[Entries with chart source code]
________________

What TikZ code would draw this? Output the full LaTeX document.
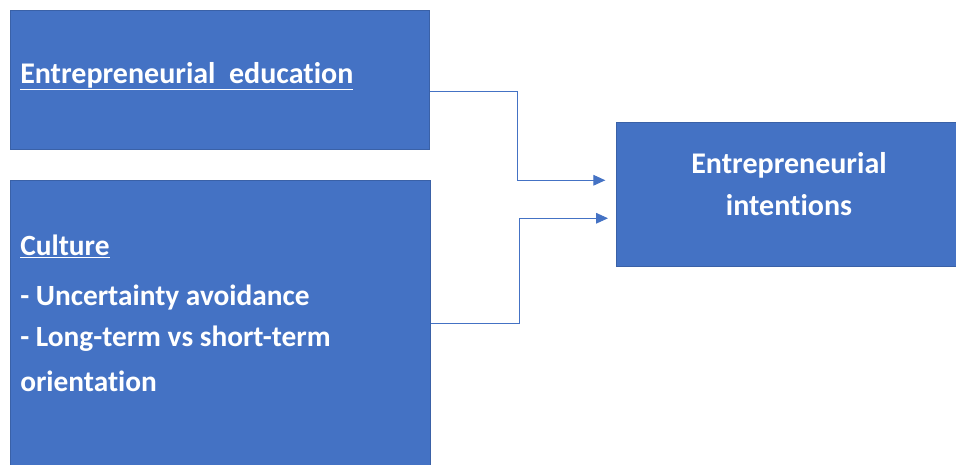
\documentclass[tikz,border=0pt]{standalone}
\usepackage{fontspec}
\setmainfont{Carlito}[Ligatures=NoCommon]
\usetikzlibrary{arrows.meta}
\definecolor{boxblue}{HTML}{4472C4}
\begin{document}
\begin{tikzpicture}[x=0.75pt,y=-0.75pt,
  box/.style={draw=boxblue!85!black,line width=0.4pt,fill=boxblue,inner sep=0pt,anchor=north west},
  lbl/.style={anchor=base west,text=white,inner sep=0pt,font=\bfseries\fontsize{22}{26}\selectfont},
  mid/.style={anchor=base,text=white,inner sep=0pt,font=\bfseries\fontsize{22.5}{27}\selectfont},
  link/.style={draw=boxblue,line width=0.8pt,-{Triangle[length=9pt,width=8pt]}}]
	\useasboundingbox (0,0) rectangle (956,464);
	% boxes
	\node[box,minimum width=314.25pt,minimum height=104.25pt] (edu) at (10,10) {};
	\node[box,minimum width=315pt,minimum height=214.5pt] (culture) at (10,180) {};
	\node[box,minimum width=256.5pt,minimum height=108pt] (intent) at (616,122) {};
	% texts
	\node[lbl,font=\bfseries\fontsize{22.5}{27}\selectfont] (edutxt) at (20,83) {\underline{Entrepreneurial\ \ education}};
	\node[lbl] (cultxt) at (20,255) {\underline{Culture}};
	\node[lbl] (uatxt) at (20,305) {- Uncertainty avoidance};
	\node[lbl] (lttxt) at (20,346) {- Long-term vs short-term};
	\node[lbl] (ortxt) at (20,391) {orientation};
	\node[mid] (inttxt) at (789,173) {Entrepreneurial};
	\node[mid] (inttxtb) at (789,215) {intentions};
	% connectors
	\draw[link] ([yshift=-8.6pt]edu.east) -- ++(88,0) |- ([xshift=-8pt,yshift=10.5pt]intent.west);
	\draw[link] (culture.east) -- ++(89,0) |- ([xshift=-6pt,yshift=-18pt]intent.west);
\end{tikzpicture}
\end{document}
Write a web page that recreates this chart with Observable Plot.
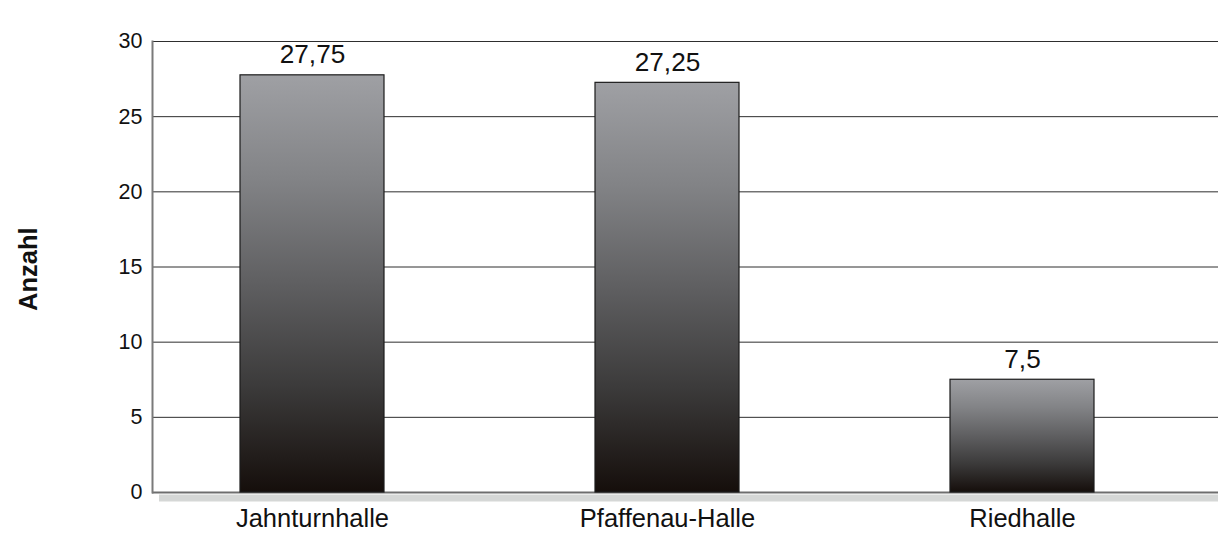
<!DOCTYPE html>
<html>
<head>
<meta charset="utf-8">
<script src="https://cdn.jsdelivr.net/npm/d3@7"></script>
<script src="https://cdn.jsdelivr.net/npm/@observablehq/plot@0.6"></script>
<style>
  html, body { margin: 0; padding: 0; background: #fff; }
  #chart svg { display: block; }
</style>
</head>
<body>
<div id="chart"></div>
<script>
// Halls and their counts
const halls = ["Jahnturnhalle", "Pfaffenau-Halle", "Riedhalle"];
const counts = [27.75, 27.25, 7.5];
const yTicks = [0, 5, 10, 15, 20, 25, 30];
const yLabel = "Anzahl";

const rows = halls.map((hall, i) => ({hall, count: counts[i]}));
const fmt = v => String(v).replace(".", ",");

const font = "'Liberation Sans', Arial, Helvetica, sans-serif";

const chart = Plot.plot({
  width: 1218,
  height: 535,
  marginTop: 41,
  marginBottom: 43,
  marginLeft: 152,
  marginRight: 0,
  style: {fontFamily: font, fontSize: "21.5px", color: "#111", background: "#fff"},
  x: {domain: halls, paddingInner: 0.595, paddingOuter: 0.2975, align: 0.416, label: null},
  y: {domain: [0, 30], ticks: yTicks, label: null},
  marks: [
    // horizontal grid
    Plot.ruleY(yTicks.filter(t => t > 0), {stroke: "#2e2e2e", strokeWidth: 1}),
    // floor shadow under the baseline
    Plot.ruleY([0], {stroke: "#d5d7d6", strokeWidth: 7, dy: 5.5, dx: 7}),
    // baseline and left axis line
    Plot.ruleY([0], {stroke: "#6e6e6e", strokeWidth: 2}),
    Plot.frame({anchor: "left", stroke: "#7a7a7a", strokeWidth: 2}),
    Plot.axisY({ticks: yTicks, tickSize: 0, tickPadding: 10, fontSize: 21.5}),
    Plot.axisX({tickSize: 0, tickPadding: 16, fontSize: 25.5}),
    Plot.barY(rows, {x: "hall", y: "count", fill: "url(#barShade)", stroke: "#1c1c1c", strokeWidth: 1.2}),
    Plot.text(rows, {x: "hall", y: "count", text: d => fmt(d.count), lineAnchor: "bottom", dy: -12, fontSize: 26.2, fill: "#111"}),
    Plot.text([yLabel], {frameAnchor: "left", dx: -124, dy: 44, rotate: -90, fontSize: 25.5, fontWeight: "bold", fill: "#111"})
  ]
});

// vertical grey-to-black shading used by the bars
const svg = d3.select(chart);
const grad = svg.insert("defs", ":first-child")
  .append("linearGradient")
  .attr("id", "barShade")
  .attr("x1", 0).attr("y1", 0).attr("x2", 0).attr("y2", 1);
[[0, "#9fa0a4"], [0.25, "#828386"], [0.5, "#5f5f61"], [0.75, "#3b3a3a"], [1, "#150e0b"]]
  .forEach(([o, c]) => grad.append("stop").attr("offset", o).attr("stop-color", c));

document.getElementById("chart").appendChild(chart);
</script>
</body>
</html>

________________

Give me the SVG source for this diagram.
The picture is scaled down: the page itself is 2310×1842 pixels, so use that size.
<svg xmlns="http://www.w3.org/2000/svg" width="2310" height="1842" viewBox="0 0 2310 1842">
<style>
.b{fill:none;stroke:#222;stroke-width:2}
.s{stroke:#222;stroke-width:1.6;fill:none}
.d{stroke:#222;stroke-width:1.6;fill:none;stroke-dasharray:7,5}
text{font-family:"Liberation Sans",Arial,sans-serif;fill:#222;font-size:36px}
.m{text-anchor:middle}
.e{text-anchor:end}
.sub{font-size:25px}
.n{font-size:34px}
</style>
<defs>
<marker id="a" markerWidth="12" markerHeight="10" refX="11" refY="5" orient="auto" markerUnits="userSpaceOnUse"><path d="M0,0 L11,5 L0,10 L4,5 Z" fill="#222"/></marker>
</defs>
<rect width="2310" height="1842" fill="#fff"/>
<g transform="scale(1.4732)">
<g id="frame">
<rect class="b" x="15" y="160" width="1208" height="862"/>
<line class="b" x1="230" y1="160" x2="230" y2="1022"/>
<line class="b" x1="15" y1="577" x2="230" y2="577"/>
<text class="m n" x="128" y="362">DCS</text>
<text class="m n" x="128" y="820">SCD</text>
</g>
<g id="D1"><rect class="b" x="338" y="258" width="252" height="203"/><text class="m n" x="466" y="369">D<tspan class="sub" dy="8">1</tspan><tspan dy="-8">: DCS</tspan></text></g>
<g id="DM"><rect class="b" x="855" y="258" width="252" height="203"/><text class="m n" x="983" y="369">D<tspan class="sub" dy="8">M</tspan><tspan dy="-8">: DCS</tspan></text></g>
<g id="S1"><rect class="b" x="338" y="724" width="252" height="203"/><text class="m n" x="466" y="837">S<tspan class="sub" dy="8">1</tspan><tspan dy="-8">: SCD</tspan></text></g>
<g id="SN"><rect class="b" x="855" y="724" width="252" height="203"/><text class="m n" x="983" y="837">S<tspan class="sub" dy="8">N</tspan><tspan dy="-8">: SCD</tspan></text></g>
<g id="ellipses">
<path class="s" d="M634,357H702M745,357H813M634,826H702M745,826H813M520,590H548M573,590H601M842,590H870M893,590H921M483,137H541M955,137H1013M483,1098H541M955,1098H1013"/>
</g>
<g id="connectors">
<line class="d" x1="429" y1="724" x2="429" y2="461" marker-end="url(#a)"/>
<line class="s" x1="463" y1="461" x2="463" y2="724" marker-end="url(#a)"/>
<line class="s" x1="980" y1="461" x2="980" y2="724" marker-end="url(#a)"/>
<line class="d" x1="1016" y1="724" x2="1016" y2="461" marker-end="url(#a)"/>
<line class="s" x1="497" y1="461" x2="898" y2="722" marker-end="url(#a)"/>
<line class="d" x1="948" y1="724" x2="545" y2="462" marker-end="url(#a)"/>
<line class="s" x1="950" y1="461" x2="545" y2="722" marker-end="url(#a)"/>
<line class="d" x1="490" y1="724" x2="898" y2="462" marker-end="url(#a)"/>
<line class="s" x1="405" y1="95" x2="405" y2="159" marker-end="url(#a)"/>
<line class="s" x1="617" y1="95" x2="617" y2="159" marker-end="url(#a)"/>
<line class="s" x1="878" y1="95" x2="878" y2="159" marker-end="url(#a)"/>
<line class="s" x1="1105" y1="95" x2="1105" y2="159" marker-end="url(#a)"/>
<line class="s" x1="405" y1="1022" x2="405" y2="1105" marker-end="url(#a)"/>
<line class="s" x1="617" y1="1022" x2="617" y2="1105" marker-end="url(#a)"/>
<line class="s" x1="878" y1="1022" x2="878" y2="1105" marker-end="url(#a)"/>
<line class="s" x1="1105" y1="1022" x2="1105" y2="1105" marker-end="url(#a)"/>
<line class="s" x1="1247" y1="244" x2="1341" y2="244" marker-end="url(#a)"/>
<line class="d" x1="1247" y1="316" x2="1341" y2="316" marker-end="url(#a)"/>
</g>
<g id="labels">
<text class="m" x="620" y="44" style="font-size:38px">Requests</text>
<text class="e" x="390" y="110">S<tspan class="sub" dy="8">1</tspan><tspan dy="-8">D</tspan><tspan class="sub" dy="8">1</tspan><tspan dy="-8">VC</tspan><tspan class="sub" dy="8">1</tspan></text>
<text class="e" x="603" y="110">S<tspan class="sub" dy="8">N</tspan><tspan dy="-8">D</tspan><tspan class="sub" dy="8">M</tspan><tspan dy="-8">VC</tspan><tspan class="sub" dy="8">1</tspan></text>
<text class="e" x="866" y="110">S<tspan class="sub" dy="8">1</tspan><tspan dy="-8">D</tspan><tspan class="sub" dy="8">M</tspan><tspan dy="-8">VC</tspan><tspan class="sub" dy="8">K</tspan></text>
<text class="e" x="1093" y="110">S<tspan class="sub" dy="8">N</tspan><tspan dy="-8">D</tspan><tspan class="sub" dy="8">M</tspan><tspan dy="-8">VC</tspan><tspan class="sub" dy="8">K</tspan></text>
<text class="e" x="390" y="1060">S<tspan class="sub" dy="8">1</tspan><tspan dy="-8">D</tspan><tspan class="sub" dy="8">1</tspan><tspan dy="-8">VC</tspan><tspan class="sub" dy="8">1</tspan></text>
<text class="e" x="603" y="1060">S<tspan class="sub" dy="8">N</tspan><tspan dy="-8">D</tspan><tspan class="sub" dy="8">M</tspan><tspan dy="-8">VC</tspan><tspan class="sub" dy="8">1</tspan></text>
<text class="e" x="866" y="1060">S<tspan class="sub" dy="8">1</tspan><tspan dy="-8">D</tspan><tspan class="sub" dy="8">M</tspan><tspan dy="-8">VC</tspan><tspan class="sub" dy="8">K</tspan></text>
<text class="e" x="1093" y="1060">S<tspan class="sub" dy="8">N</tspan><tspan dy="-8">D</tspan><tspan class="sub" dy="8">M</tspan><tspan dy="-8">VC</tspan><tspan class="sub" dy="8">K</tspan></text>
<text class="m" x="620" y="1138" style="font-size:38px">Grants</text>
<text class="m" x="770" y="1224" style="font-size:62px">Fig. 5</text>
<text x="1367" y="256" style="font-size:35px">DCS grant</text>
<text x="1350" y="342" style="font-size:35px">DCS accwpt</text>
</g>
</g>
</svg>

________________

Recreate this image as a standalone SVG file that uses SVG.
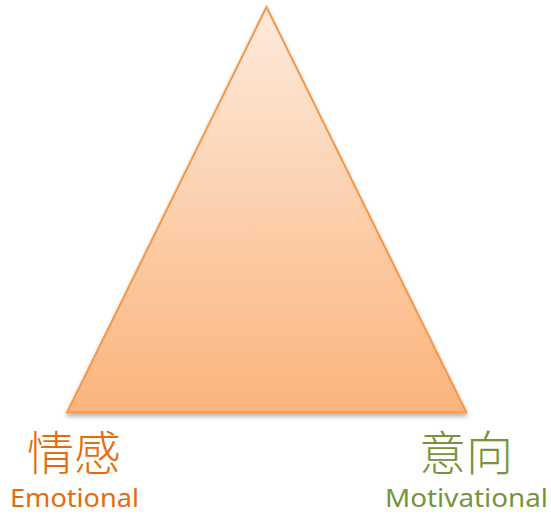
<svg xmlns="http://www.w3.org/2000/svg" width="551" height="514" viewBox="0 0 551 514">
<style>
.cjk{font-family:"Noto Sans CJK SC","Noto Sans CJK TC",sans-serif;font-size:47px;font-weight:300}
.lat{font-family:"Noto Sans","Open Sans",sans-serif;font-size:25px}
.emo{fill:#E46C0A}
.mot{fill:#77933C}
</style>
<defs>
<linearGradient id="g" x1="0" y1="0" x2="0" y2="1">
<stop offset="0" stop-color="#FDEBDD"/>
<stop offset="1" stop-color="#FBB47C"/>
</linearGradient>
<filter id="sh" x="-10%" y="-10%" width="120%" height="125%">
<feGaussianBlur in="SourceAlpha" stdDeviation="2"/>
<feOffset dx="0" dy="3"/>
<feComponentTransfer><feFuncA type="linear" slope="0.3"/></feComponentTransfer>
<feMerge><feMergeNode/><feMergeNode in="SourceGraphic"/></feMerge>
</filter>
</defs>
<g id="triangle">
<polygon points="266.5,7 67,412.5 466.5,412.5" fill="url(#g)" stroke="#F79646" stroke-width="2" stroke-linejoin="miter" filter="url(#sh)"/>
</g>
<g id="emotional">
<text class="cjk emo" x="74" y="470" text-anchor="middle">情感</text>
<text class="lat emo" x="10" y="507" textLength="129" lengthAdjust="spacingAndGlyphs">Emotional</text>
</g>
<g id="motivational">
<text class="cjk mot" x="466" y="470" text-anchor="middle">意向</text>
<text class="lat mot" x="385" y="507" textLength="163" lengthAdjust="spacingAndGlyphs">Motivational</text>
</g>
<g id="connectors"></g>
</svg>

________________

### Short problem
Each line in the listing above that contains "draw" should be copied.

### Response
What TikZ code would draw this? Output the full LaTeX document.
  box/.style={draw=boxblue!85!black,line width=0.4pt,fill=boxblue,inner sep=0pt,anchor=north west},
  link/.style={draw=boxblue,line width=0.8pt,-{Triangle[length=9pt,width=8pt]}}]
	\draw[link] ([yshift=-8.6pt]edu.east) -- ++(88,0) |- ([xshift=-8pt,yshift=10.5pt]intent.west);
	\draw[link] (culture.east) -- ++(89,0) |- ([xshift=-6pt,yshift=-18pt]intent.west);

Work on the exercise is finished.